## WHAT TO WORK ON
Will you write out the data exactly, excluding every picture?

>> START SOURCE DATA

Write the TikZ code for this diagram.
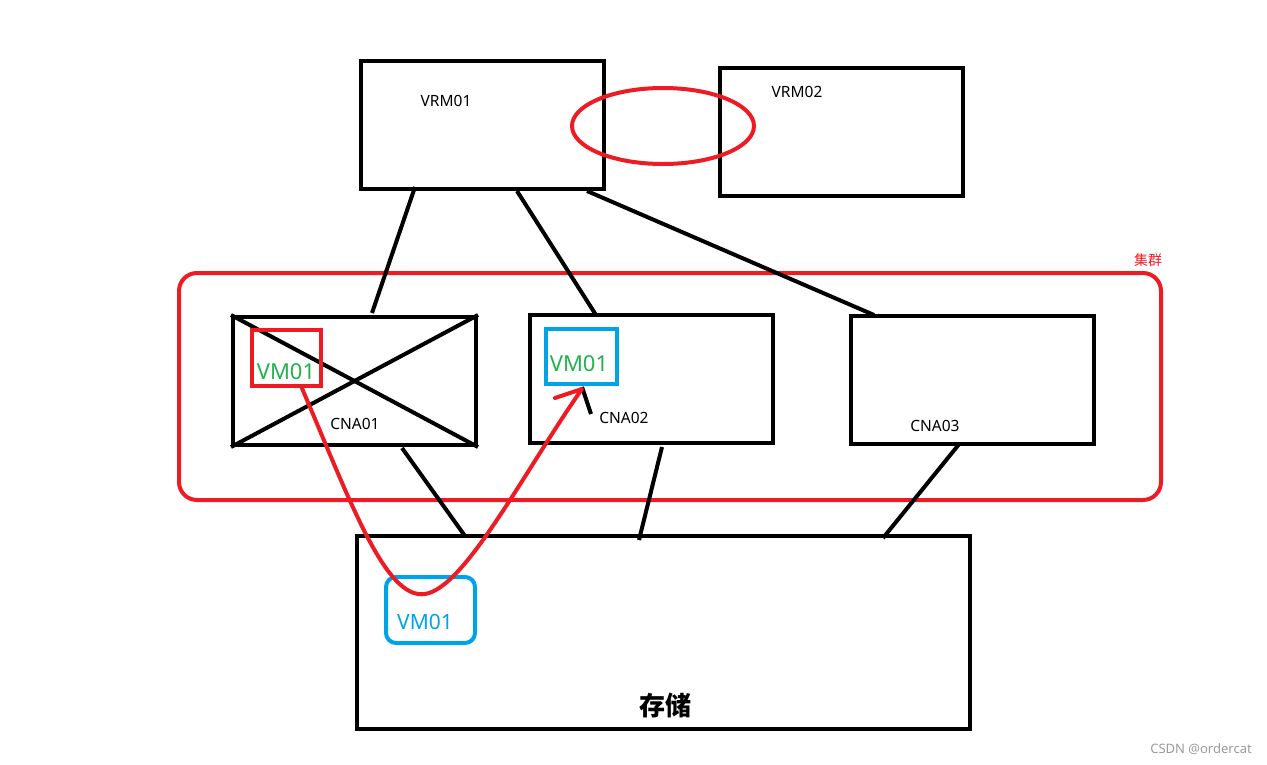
\documentclass[tikz,border=0pt]{standalone}
\usepackage{fontspec}
\usetikzlibrary{shapes.geometric}
\setmainfont{Noto Sans}
\newfontfamily\cjk{Noto Sans CJK SC}
\definecolor{pred}{RGB}{237,28,36}
\definecolor{pgreen}{RGB}{34,177,76}
\definecolor{pblue}{RGB}{0,162,232}
\begin{document}
\begin{tikzpicture}[x=1pt,y=-1pt,
  box/.style={draw=black,line width=4pt,minimum width=243pt,minimum height=128pt,inner sep=0pt},
  link/.style={draw=black,line width=4pt},
  lbl/.style={font=\fontsize{15.5}{17}\selectfont,inner sep=0pt},
  vmg/.style={font=\fontsize{22}{24}\selectfont,text=pgreen,inner sep=0pt}]
\useasboundingbox (0,0) rectangle (1267,764);
% VRM boxes
\node[box] (vrm1) at (482.5,125) {};
\node[box] (vrm2) at (841.5,132) {};
\node[lbl] (l1) at (446,101) {VRM01};
\node[lbl] (l2) at (797,92) {VRM02};
\node[draw=pred,line width=4pt,ellipse,minimum width=182pt,minimum height=76pt,inner sep=0pt] (ell) at (663,126) {};
% cluster
\node[draw=pred,line width=4pt,rounded corners=18pt,minimum width=982pt,minimum height=227pt,inner sep=0pt] (cl) at (670,386.5) {};
\node[font=\cjk\fontsize{14}{16}\selectfont,text=pred,inner sep=0pt] (cll) at (1148,260) {集群};
% CNA boxes
\node[box] (c1) at (354.5,381) {};
\node[box] (c2) at (651.5,379) {};
\node[box] (c3) at (972.5,380) {};
\draw[link] (c1.north west) -- (c1.south east);
\draw[link] (c1.south west) -- (c1.north east);
\node[lbl] (cl1) at (355,424) {CNA01};
\node[lbl] (cl2) at (624,418) {CNA02};
\node[lbl] (cl3) at (935,426) {CNA03};
% VM in CNA01
\node[draw=pred,line width=4pt,minimum width=69pt,minimum height=56pt,inner sep=0pt] (r1) at (286.5,358) {};
\node[vmg] (v1) at (286,372) {VM01};
% VM in CNA02
\node[draw=pblue,line width=4pt,minimum width=71pt,minimum height=55pt,inner sep=0pt] (b2) at (581.5,356.5) {};
\node[vmg] (v2) at (579,364) {VM01};
\coordinate (t2) at (591,414);
\draw[link] (582,387) -- (t2);
% storage
\node[draw=black,line width=4pt,minimum width=613pt,minimum height=193pt,inner sep=0pt] (st) at (663.5,632.5) {};
\node[font=\cjk\bfseries\fontsize{26}{28}\selectfont,inner sep=0pt] (stl) at (665,706) {存储};
\node[draw=pblue,line width=4pt,rounded corners=10pt,minimum width=89pt,minimum height=66pt,inner sep=0pt] (b3) at (430.5,610) {};
\node[font=\fontsize{21}{23}\selectfont,text=pblue,inner sep=0pt] (v3) at (425,622) {VM01};
% links
\draw[link] (415,187) -- (372,313);
\draw[link] (517,191) -- (596,315);
\draw[link] (587,191) -- (874,315);
\draw[link] (402,448) -- (465,536);
\draw[link] (662,447) -- (639,540);
\draw[link] (960,443) -- (883,538);
% migration curve
\draw[draw=pred,line width=4pt,line cap=round,line join=round]
  (301,386) .. controls (350,500) and (385,600) .. (425,594)
  .. controls (465,588) and (525,470) .. (582,389) -- (555,398);
% watermark
\node[font=\fontsize{13}{15}\selectfont,text=black!40,inner sep=0pt] (wm) at (1201,749) {CSDN @ordercat};
\end{tikzpicture}
\end{document}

>> END SOURCE DATA

## PROBLEM SOLUTION
Write the TikZ code for this diagram.
\documentclass[tikz,border=0pt]{standalone}
\usepackage{fontspec}
\usetikzlibrary{shapes.geometric}
\setmainfont{Noto Sans}
\newfontfamily\cjk{Noto Sans CJK SC}
\definecolor{pred}{RGB}{237,28,36}
\definecolor{pgreen}{RGB}{34,177,76}
\definecolor{pblue}{RGB}{0,162,232}
\begin{document}
\begin{tikzpicture}[x=1pt,y=-1pt,
  box/.style={draw=black,line width=4pt,minimum width=243pt,minimum height=128pt,inner sep=0pt},
  link/.style={draw=black,line width=4pt},
  lbl/.style={font=\fontsize{15.5}{17}\selectfont,inner sep=0pt},
  vmg/.style={font=\fontsize{22}{24}\selectfont,text=pgreen,inner sep=0pt}]
\useasboundingbox (0,0) rectangle (1267,764);
% VRM boxes
\node[box] (vrm1) at (482.5,125) {};
\node[box] (vrm2) at (841.5,132) {};
\node[lbl] (l1) at (446,101) {VRM01};
\node[lbl] (l2) at (797,92) {VRM02};
\node[draw=pred,line width=4pt,ellipse,minimum width=182pt,minimum height=76pt,inner sep=0pt] (ell) at (663,126) {};
% cluster
\node[draw=pred,line width=4pt,rounded corners=18pt,minimum width=982pt,minimum height=227pt,inner sep=0pt] (cl) at (670,386.5) {};
\node[font=\cjk\fontsize{14}{16}\selectfont,text=pred,inner sep=0pt] (cll) at (1148,260) {集群};
% CNA boxes
\node[box] (c1) at (354.5,381) {};
\node[box] (c2) at (651.5,379) {};
\node[box] (c3) at (972.5,380) {};
\draw[link] (c1.north west) -- (c1.south east);
\draw[link] (c1.south west) -- (c1.north east);
\node[lbl] (cl1) at (355,424) {CNA01};
\node[lbl] (cl2) at (624,418) {CNA02};
\node[lbl] (cl3) at (935,426) {CNA03};
% VM in CNA01
\node[draw=pred,line width=4pt,minimum width=69pt,minimum height=56pt,inner sep=0pt] (r1) at (286.5,358) {};
\node[vmg] (v1) at (286,372) {VM01};
% VM in CNA02
\node[draw=pblue,line width=4pt,minimum width=71pt,minimum height=55pt,inner sep=0pt] (b2) at (581.5,356.5) {};
\node[vmg] (v2) at (579,364) {VM01};
\coordinate (t2) at (591,414);
\draw[link] (582,387) -- (t2);
% storage
\node[draw=black,line width=4pt,minimum width=613pt,minimum height=193pt,inner sep=0pt] (st) at (663.5,632.5) {};
\node[font=\cjk\bfseries\fontsize{26}{28}\selectfont,inner sep=0pt] (stl) at (665,706) {存储};
\node[draw=pblue,line width=4pt,rounded corners=10pt,minimum width=89pt,minimum height=66pt,inner sep=0pt] (b3) at (430.5,610) {};
\node[font=\fontsize{21}{23}\selectfont,text=pblue,inner sep=0pt] (v3) at (425,622) {VM01};
% links
\draw[link] (415,187) -- (372,313);
\draw[link] (517,191) -- (596,315);
\draw[link] (587,191) -- (874,315);
\draw[link] (402,448) -- (465,536);
\draw[link] (662,447) -- (639,540);
\draw[link] (960,443) -- (883,538);
% migration curve
\draw[draw=pred,line width=4pt,line cap=round,line join=round]
  (301,386) .. controls (350,500) and (385,600) .. (425,594)
  .. controls (465,588) and (525,470) .. (582,389) -- (555,398);
% watermark
\node[font=\fontsize{13}{15}\selectfont,text=black!40,inner sep=0pt] (wm) at (1201,749) {CSDN @ordercat};
\end{tikzpicture}
\end{document}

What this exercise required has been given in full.